Editorial calendar templates and examples

Editorial calendar templates in Trello

Pros of using Trello for your editorial calendar

  • It is a flexible model that allows you to make adjustments as needed without having to delete, rewrite, copy, or paste as you would otherwise have to in Excel or Google Sheets.
  • They better reflect the present, past and future situation of the content marketing operational cycle.
  • You can choose to be notified when there are major changes.
  • It’s cleaner and more visually attractive.
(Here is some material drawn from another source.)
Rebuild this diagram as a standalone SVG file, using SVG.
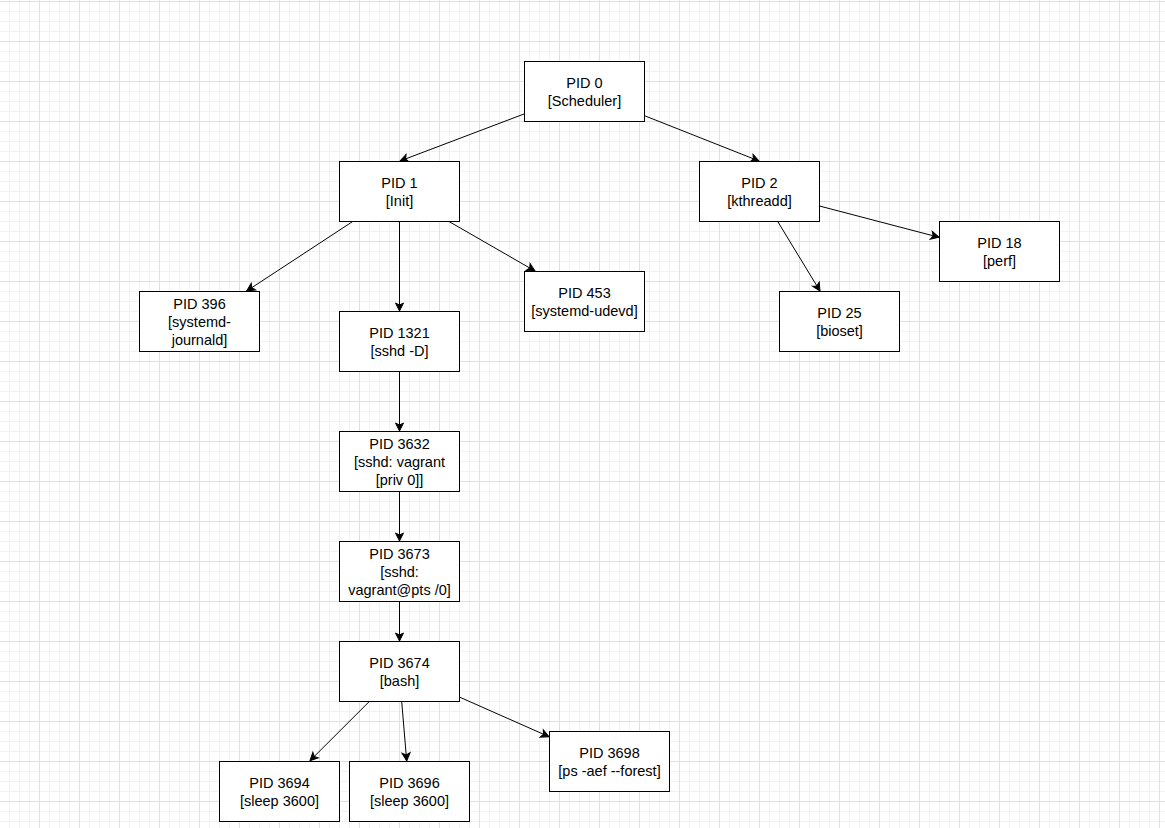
<svg xmlns="http://www.w3.org/2000/svg" width="1165" height="828" viewBox="0 0 1165 828">
<style>
.node rect{fill:#ffffff;stroke:#000000;stroke-width:1}
.node text{font-family:"Liberation Sans",Arial,Helvetica,sans-serif;font-size:14.5px;fill:#000000;text-anchor:middle}
.edge{stroke:#000000;stroke-width:1;fill:none;marker-end:url(#arrow)}
</style>
<defs>
<pattern id="grid" patternUnits="userSpaceOnUse" x="-1" y="1" width="40" height="40">
<path d="M10.5,0V40M20.5,0V40M30.5,0V40M0,10.5H40M0,20.5H40M0,30.5H40" stroke="#f2f2f2" stroke-width="1" fill="none"/>
<path d="M0.5,0V40M0,0.5H40" stroke="#e0e0e0" stroke-width="1" fill="none"/>
</pattern>
<marker id="arrow" markerUnits="userSpaceOnUse" markerWidth="10" markerHeight="9" refX="8" refY="4" orient="auto" overflow="visible">
<path d="M0,0 L8,4 L0,8 L2,4 z" fill="#000000" stroke="#000000" stroke-width="1"/>
</marker>
</defs>
<rect x="0" y="0" width="1165" height="828" fill="#ffffff"/>
<rect x="0" y="0" width="1165" height="828" fill="url(#grid)"/>
<g id="connectors">
<line class="edge" x1="524" y1="114" x2="400" y2="161"/>
<line class="edge" x1="644.5" y1="115.7" x2="759" y2="161"/>
<line class="edge" x1="352.7" y1="221.5" x2="246.7" y2="291"/>
<line class="edge" x1="399.5" y1="221.5" x2="399.5" y2="311"/>
<line class="edge" x1="449" y1="221.5" x2="535" y2="271"/>
<line class="edge" x1="819.5" y1="206" x2="939" y2="237.3"/>
<line class="edge" x1="777.7" y1="221.5" x2="820" y2="291"/>
<line class="edge" x1="399.5" y1="371.5" x2="399.5" y2="431"/>
<line class="edge" x1="399.5" y1="491.5" x2="399.5" y2="541"/>
<line class="edge" x1="399.5" y1="601.5" x2="399.5" y2="641"/>
<line class="edge" x1="369.3" y1="701.5" x2="310" y2="760.7"/>
<line class="edge" x1="401.7" y1="701.5" x2="406.7" y2="761"/>
<line class="edge" x1="460" y1="697.3" x2="549" y2="736.7"/>
</g>
<g id="pid0" class="node"><rect x="524.5" y="61.5" width="120" height="60"/><text x="584.5" y="87.6">PID 0</text><text x="584.5" y="105.9">[Scheduler]</text></g>
<g id="pid1" class="node"><rect x="339.5" y="161.5" width="120" height="60"/><text x="399.5" y="187.6">PID 1</text><text x="399.5" y="205.9">[Init]</text></g>
<g id="pid2" class="node"><rect x="699.5" y="161.5" width="120" height="60"/><text x="759.5" y="187.6">PID 2</text><text x="759.5" y="205.9">[kthreadd]</text></g>
<g id="pid18" class="node"><rect x="939.5" y="221.5" width="120" height="60"/><text x="999.5" y="247.6">PID 18</text><text x="999.5" y="265.9">[perf]</text></g>
<g id="pid25" class="node"><rect x="779.5" y="291.5" width="120" height="60"/><text x="839.5" y="317.6">PID 25</text><text x="839.5" y="335.9">[bioset]</text></g>
<g id="pid396" class="node"><rect x="139.5" y="291.5" width="120" height="60"/><text x="199.5" y="308.5">PID 396</text><text x="199.5" y="326.8">[systemd-</text><text x="199.5" y="345.1">journald]</text></g>
<g id="pid453" class="node"><rect x="524.5" y="271.5" width="120" height="60"/><text x="584.5" y="297.6">PID 453</text><text x="584.5" y="315.9">[systemd-udevd]</text></g>
<g id="pid1321" class="node"><rect x="339.5" y="311.5" width="120" height="60"/><text x="399.5" y="337.6">PID 1321</text><text x="399.5" y="355.9">[sshd -D]</text></g>
<g id="pid3632" class="node"><rect x="339.5" y="431.5" width="120" height="60"/><text x="399.5" y="448.5">PID 3632</text><text x="399.5" y="466.8">[sshd: vagrant</text><text x="399.5" y="485.1">[priv 0]]</text></g>
<g id="pid3673" class="node"><rect x="339.5" y="541.5" width="120" height="60"/><text x="399.5" y="558.5">PID 3673</text><text x="399.5" y="576.8">[sshd:</text><text x="399.5" y="595.1">vagrant@pts /0]</text></g>
<g id="pid3674" class="node"><rect x="339.5" y="641.5" width="120" height="60"/><text x="399.5" y="667.6">PID 3674</text><text x="399.5" y="685.9">[bash]</text></g>
<g id="pid3694" class="node"><rect x="219.5" y="761.5" width="120" height="60"/><text x="279.5" y="787.6">PID 3694</text><text x="279.5" y="805.9">[sleep 3600]</text></g>
<g id="pid3696" class="node"><rect x="349.5" y="761.5" width="120" height="60"/><text x="409.5" y="787.6">PID 3696</text><text x="409.5" y="805.9">[sleep 3600]</text></g>
<g id="pid3698" class="node"><rect x="549.5" y="731.5" width="120" height="60"/><text x="609.5" y="757.6">PID 3698</text><text x="609.5" y="775.9">[ps -aef --forest]</text></g>
</svg>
Editorial calendar templates in Excel or Google Sheets

Pros of using Excel or Google Sheets for your content calendar

  • Anyone can understand a content calendar created on a spreadsheet easily. Project management tools may be easy to use, but there are team members that aren’t familiar with it, there may be some reluctance.
  • Its results are usually simpler. In an editorial calendar created in Excel or Google Sheets, you will most likely only include the basic and necessary information.
  • Organising your calendar in tabs allows you to have different editorial calendars for different types of content in the same document or include relevant information that you can keep separate from the editorial calendar itself.